Personal information
- Full name: Davis Davids Spruds
- Date of birth: 28 December 1998 (age 26)
- Place of birth: Liepaja, Latvia
- Height: 1.90 m (6 ft 3 in)
- Position(s): Centre-back

Team information
- Current team: Rosport
- Number: 15

Youth career
- TuS Mayen
- 2013–2014: Euskirchener TSC
- 2014–2016: TSV Hertha Walheim
- 2016–2017: TuS Koblenz

Senior career*
- Years: Team / Apps / (Gls)
- 2017–2019: FC Bitburg / 56 / (13)
- 2019–2023: Rosport / 85 / (11)
- 2023: Swift / 3 / (1)
- 2024–: Rosport / 10 / (0)

International career
- 2014: Latvia U17 / 1 / (0)
- 2019–2020: Latvia U19 / 4 / (0)

= Davis Spruds =

Latvian footballer (born 1998)

Davis Davids Spruds (Dāvis Dāvids Sprūds; born 28 December 1998) is a footballer who plays as a centre-back for Rosport.
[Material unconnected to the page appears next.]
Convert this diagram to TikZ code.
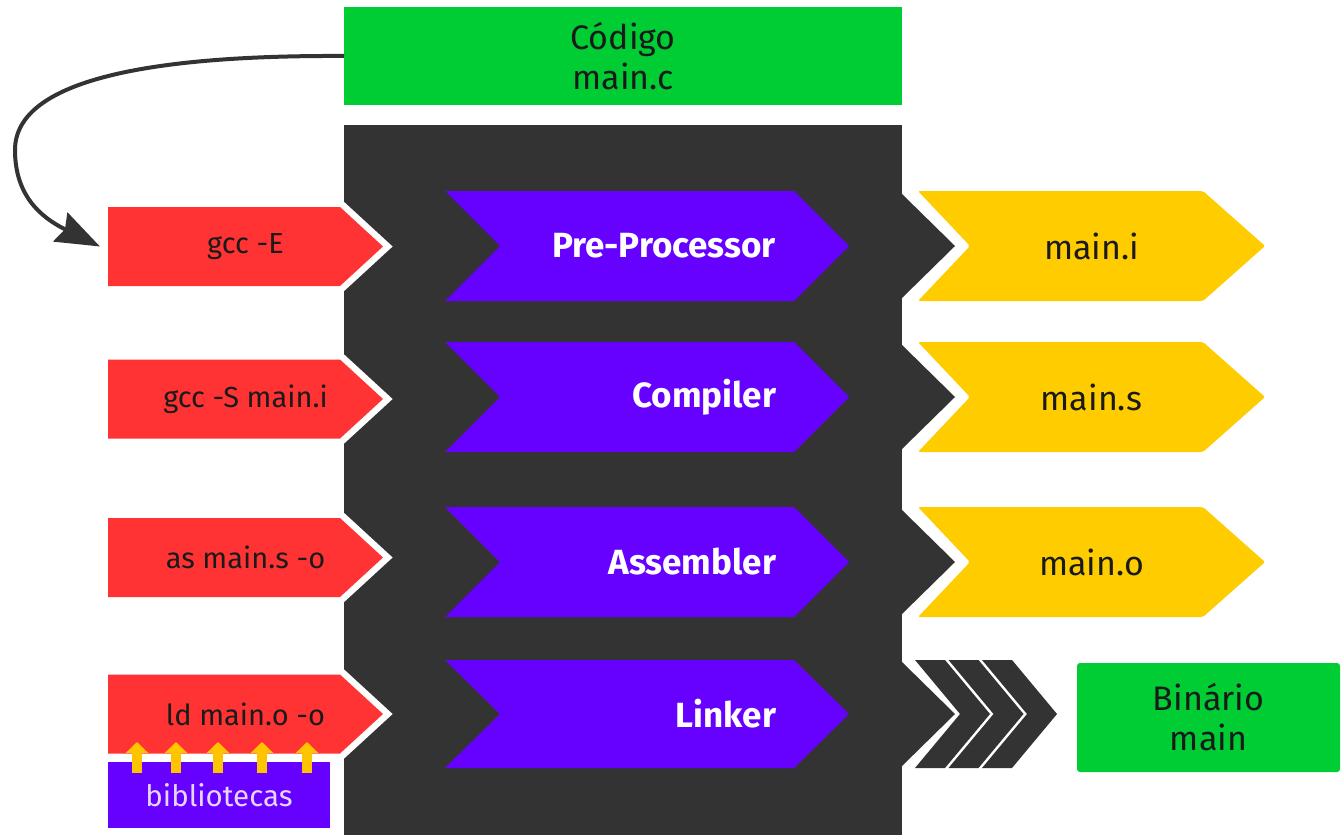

Born in Germany he has been called up to represent Latvia internationally.

==Early life==

Spruds was born in 1998 in Latvia. He started playing football at the age of four.

==Club career==

In 2023, Spruds signed for Luxembourgish side Swift. He played in the UEFA Conference League while playing for the club. In 2024, he returned to Luxembourgish side Rosport.

==International career==

Born in Germany, Spruds is of Latvian descent. He has been called up to represent Latvia internationally. He was first called up to the Latvia national football team in 2023.

==Style of play==

Spruds mainly operates as a defender. He is known for his goalscoring ability.

==Personal life==

Spruds is the son of an engineer father. He has two younger brothers.